> **Short task**
Every line below should be repeated exactly.

> **Collected material**
■ ■ ■

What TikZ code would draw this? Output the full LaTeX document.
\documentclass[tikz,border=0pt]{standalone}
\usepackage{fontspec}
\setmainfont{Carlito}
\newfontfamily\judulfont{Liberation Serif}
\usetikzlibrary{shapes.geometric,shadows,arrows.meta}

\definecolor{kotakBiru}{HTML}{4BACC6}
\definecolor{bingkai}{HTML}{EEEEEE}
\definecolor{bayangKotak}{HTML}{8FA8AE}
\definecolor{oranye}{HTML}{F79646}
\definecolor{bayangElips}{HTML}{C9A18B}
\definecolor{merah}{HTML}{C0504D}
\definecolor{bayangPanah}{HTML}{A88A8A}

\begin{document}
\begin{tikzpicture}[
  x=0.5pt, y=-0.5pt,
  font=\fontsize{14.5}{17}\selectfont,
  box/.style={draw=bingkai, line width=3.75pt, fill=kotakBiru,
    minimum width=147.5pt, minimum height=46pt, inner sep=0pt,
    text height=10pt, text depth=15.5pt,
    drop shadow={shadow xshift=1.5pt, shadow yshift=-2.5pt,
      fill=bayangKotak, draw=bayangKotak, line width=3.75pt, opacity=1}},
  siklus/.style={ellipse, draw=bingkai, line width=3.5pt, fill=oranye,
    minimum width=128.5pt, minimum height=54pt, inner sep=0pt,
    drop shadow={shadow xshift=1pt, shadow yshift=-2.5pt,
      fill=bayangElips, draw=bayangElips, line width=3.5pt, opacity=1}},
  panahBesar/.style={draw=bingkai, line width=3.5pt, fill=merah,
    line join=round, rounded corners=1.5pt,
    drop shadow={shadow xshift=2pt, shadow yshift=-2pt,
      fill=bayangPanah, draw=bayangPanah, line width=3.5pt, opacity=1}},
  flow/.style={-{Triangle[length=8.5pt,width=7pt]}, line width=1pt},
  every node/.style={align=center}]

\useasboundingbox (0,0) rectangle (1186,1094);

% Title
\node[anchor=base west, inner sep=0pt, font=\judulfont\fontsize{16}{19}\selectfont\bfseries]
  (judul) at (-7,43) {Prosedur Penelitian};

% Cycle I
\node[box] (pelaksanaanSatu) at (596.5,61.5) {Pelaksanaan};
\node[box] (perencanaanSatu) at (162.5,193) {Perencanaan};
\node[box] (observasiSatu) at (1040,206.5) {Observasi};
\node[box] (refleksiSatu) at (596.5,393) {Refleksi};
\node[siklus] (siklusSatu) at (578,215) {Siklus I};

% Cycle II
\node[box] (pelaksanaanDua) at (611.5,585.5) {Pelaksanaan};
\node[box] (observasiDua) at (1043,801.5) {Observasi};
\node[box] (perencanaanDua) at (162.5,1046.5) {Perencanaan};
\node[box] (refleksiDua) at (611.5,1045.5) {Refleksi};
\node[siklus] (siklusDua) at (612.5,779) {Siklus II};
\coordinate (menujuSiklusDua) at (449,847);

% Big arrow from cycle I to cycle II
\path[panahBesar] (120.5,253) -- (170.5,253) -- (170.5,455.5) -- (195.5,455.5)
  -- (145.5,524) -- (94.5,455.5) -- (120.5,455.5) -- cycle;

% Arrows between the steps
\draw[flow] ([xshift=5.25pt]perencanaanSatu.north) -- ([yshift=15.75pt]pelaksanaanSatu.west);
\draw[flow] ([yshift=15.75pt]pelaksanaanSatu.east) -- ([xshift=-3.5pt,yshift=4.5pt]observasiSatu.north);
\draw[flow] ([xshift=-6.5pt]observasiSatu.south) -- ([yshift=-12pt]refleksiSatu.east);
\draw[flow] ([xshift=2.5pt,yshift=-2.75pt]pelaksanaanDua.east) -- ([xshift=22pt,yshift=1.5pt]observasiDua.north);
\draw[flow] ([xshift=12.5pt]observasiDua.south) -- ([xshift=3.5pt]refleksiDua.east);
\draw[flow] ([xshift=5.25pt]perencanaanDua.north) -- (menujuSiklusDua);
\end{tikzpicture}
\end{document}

■ ■ ■

> **Complete output**
What TikZ code would draw this? Output the full LaTeX document.
\documentclass[tikz,border=0pt]{standalone}
\usepackage{fontspec}
\setmainfont{Carlito}
\newfontfamily\judulfont{Liberation Serif}
\usetikzlibrary{shapes.geometric,shadows,arrows.meta}

\definecolor{kotakBiru}{HTML}{4BACC6}
\definecolor{bingkai}{HTML}{EEEEEE}
\definecolor{bayangKotak}{HTML}{8FA8AE}
\definecolor{oranye}{HTML}{F79646}
\definecolor{bayangElips}{HTML}{C9A18B}
\definecolor{merah}{HTML}{C0504D}
\definecolor{bayangPanah}{HTML}{A88A8A}

\begin{document}
\begin{tikzpicture}[
  x=0.5pt, y=-0.5pt,
  font=\fontsize{14.5}{17}\selectfont,
  box/.style={draw=bingkai, line width=3.75pt, fill=kotakBiru,
    minimum width=147.5pt, minimum height=46pt, inner sep=0pt,
    text height=10pt, text depth=15.5pt,
    drop shadow={shadow xshift=1.5pt, shadow yshift=-2.5pt,
      fill=bayangKotak, draw=bayangKotak, line width=3.75pt, opacity=1}},
  siklus/.style={ellipse, draw=bingkai, line width=3.5pt, fill=oranye,
    minimum width=128.5pt, minimum height=54pt, inner sep=0pt,
    drop shadow={shadow xshift=1pt, shadow yshift=-2.5pt,
      fill=bayangElips, draw=bayangElips, line width=3.5pt, opacity=1}},
  panahBesar/.style={draw=bingkai, line width=3.5pt, fill=merah,
    line join=round, rounded corners=1.5pt,
    drop shadow={shadow xshift=2pt, shadow yshift=-2pt,
      fill=bayangPanah, draw=bayangPanah, line width=3.5pt, opacity=1}},
  flow/.style={-{Triangle[length=8.5pt,width=7pt]}, line width=1pt},
  every node/.style={align=center}]

\useasboundingbox (0,0) rectangle (1186,1094);

% Title
\node[anchor=base west, inner sep=0pt, font=\judulfont\fontsize{16}{19}\selectfont\bfseries]
  (judul) at (-7,43) {Prosedur Penelitian};

% Cycle I
\node[box] (pelaksanaanSatu) at (596.5,61.5) {Pelaksanaan};
\node[box] (perencanaanSatu) at (162.5,193) {Perencanaan};
\node[box] (observasiSatu) at (1040,206.5) {Observasi};
\node[box] (refleksiSatu) at (596.5,393) {Refleksi};
\node[siklus] (siklusSatu) at (578,215) {Siklus I};

% Cycle II
\node[box] (pelaksanaanDua) at (611.5,585.5) {Pelaksanaan};
\node[box] (observasiDua) at (1043,801.5) {Observasi};
\node[box] (perencanaanDua) at (162.5,1046.5) {Perencanaan};
\node[box] (refleksiDua) at (611.5,1045.5) {Refleksi};
\node[siklus] (siklusDua) at (612.5,779) {Siklus II};
\coordinate (menujuSiklusDua) at (449,847);

% Big arrow from cycle I to cycle II
\path[panahBesar] (120.5,253) -- (170.5,253) -- (170.5,455.5) -- (195.5,455.5)
  -- (145.5,524) -- (94.5,455.5) -- (120.5,455.5) -- cycle;

% Arrows between the steps
\draw[flow] ([xshift=5.25pt]perencanaanSatu.north) -- ([yshift=15.75pt]pelaksanaanSatu.west);
\draw[flow] ([yshift=15.75pt]pelaksanaanSatu.east) -- ([xshift=-3.5pt,yshift=4.5pt]observasiSatu.north);
\draw[flow] ([xshift=-6.5pt]observasiSatu.south) -- ([yshift=-12pt]refleksiSatu.east);
\draw[flow] ([xshift=2.5pt,yshift=-2.75pt]pelaksanaanDua.east) -- ([xshift=22pt,yshift=1.5pt]observasiDua.north);
\draw[flow] ([xshift=12.5pt]observasiDua.south) -- ([xshift=3.5pt]refleksiDua.east);
\draw[flow] ([xshift=5.25pt]perencanaanDua.north) -- (menujuSiklusDua);
\end{tikzpicture}
\end{document}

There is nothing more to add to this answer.